> [Given task]: Leave the pictures out and quote every line from the start of the listing to the line with "fig = plt.figure(figsize=(12.27, 6.26), dpi=100)", inclusive.

> [Data]:
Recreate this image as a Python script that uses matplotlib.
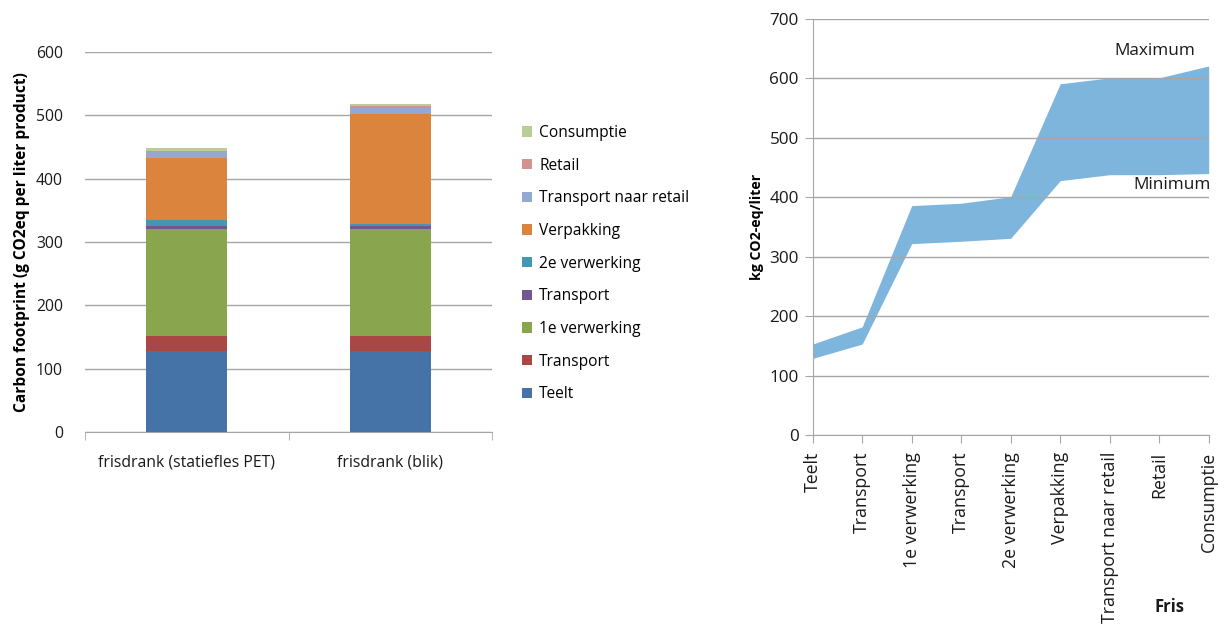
import matplotlib

matplotlib.use("Agg")
import matplotlib.pyplot as plt
import numpy as np

plt.rcParams["font.family"] = ["Open Sans", "DejaVu Sans"]

# left chart: stacked carbon footprint per product (g CO2eq per liter)
products = ["frisdrank (statiefles PET)", "frisdrank (blik)"]
stages = ["Teelt", "Transport", "1e verwerking", "Transport", "2e verwerking",
          "Verpakking", "Transport naar retail", "Retail", "Consumptie"]
stage_colors = ["#4572A7", "#AA4643", "#89A54E", "#71588F", "#4198AF",
                "#DB843D", "#93A9CF", "#D19392", "#B9CD96"]
pet_values = [128, 23, 169, 4.5, 10.5, 98, 9.5, 1, 4.5]
blik_values = [128, 23, 169, 4.5, 4, 173.5, 9.5, 2.5, 4]

# right chart: cumulative range over the chain (kg CO2-eq/liter)
chain_steps = ["Teelt", "Transport", "1e verwerking", "Transport", "2e verwerking",
               "Verpakking", "Transport naar retail", "Retail", "Consumptie"]
range_max = [153, 182, 386, 390, 401, 591, 601, 601, 621]
range_min = [129, 153, 322, 326, 331, 428, 438, 438, 440]

grid_color = "#A6A6A6"
text_color = "#1a1a1a"

fig = plt.figure(figsize=(12.27, 6.26), dpi=100)

# ---- left: stacked bars
ax1 = fig.add_axes([85 / 1227, 1 - 432 / 626, 407 / 1227, 380 / 626])
x = np.arange(len(products))
bottoms = np.zeros(len(products))
handles = []
for i, name in enumerate(stages):
    vals = np.array([pet_values[i], blik_values[i]])
    h = ax1.bar(x, vals, width=0.40, bottom=bottoms, color=stage_colors[i],
                label=name, zorder=3)
    handles.append(h)
    bottoms += vals

ax1.set_xlim(-0.5, 1.5)
ax1.set_ylim(0, 600)
ax1.set_yticks(np.arange(0, 601, 100))
ax1.set_xticks(x)
ax1.set_xticklabels(products)
# tick marks sit between the categories, labels stay centred under the bars
ax1.set_xticks([-0.5, 0.5, 1.5], minor=True)
ax1.tick_params(axis="x", which="major", length=0, pad=16, labelsize=11.3, colors=text_color)
ax1.tick_params(axis="x", which="minor", length=6, color=grid_color, direction="out")
ax1.tick_params(axis="y", length=0, pad=16, labelsize=11.3, colors=text_color)
ax1.grid(axis="y", color=grid_color, linewidth=1, zorder=0)
for s in ["top", "right", "left"]:
    ax1.spines[s].set_visible(False)
ax1.spines["bottom"].set_color(grid_color)
ax1.set_ylabel("Carbon footprint (g CO2eq per liter product)", fontsize=11.2,
               fontweight="bold", labelpad=4)

leg = fig.legend(handles[::-1], stages[::-1], loc="upper left",
                 bbox_to_anchor=(508 / 1227, 1 - 111 / 626), frameon=False,
                 fontsize=11.2, handlelength=0.65, handleheight=0.65,
                 handletextpad=0.45, labelspacing=1.07)

# ---- right: min-max band
ax2 = fig.add_axes([812.7 / 1227, 1 - 435 / 626, 396 / 1227, 416 / 626])
xs = np.arange(len(chain_steps))
ax2.fill_between(xs, range_min, range_max, color="#7EB5DC", linewidth=0, zorder=1)
ax2.set_xlim(0, len(chain_steps) - 1)
ax2.set_ylim(0, 700)
ax2.set_yticks(np.arange(0, 701, 100))
ax2.set_xticks(xs)
ax2.set_xticklabels(chain_steps, rotation=90)
ax2.tick_params(axis="x", length=6, color=grid_color, pad=6, labelsize=12.8, colors=text_color)
ax2.tick_params(axis="x", color=grid_color)
ax2.tick_params(axis="y", length=6, color=grid_color, pad=4, labelsize=12.3, labelcolor=text_color)
ax2.grid(axis="y", color=grid_color, linewidth=1, zorder=2)
ax2.set_axisbelow(False)
for s in ["top", "right"]:
    ax2.spines[s].set_visible(False)
ax2.spines["left"].set_color(grid_color)
ax2.spines["bottom"].set_color(grid_color)
ax2.set_ylabel("kg CO2-eq/liter", fontsize=10.2, fontweight="bold", labelpad=4)

ax2.text(6.92, 646, "Maximum", ha="center", va="center", fontsize=12.4, color=text_color)
ax2.text(7.26, 421, "Minimum", ha="center", va="center", fontsize=12.4, color=text_color)
fig.text(1170 / 1227, 1 - 607 / 626, "Fris", ha="center", va="center",
         fontsize=12, fontweight="bold", color=text_color)

fig.savefig("out.png", dpi=100)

> [Output for this task]:
Recreate this image as a Python script that uses matplotlib.
import matplotlib

matplotlib.use("Agg")
import matplotlib.pyplot as plt
import numpy as np

plt.rcParams["font.family"] = ["Open Sans", "DejaVu Sans"]

# left chart: stacked carbon footprint per product (g CO2eq per liter)
products = ["frisdrank (statiefles PET)", "frisdrank (blik)"]
stages = ["Teelt", "Transport", "1e verwerking", "Transport", "2e verwerking",
          "Verpakking", "Transport naar retail", "Retail", "Consumptie"]
stage_colors = ["#4572A7", "#AA4643", "#89A54E", "#71588F", "#4198AF",
                "#DB843D", "#93A9CF", "#D19392", "#B9CD96"]
pet_values = [128, 23, 169, 4.5, 10.5, 98, 9.5, 1, 4.5]
blik_values = [128, 23, 169, 4.5, 4, 173.5, 9.5, 2.5, 4]

# right chart: cumulative range over the chain (kg CO2-eq/liter)
chain_steps = ["Teelt", "Transport", "1e verwerking", "Transport", "2e verwerking",
               "Verpakking", "Transport naar retail", "Retail", "Consumptie"]
range_max = [153, 182, 386, 390, 401, 591, 601, 601, 621]
range_min = [129, 153, 322, 326, 331, 428, 438, 438, 440]

grid_color = "#A6A6A6"
text_color = "#1a1a1a"

fig = plt.figure(figsize=(12.27, 6.26), dpi=100)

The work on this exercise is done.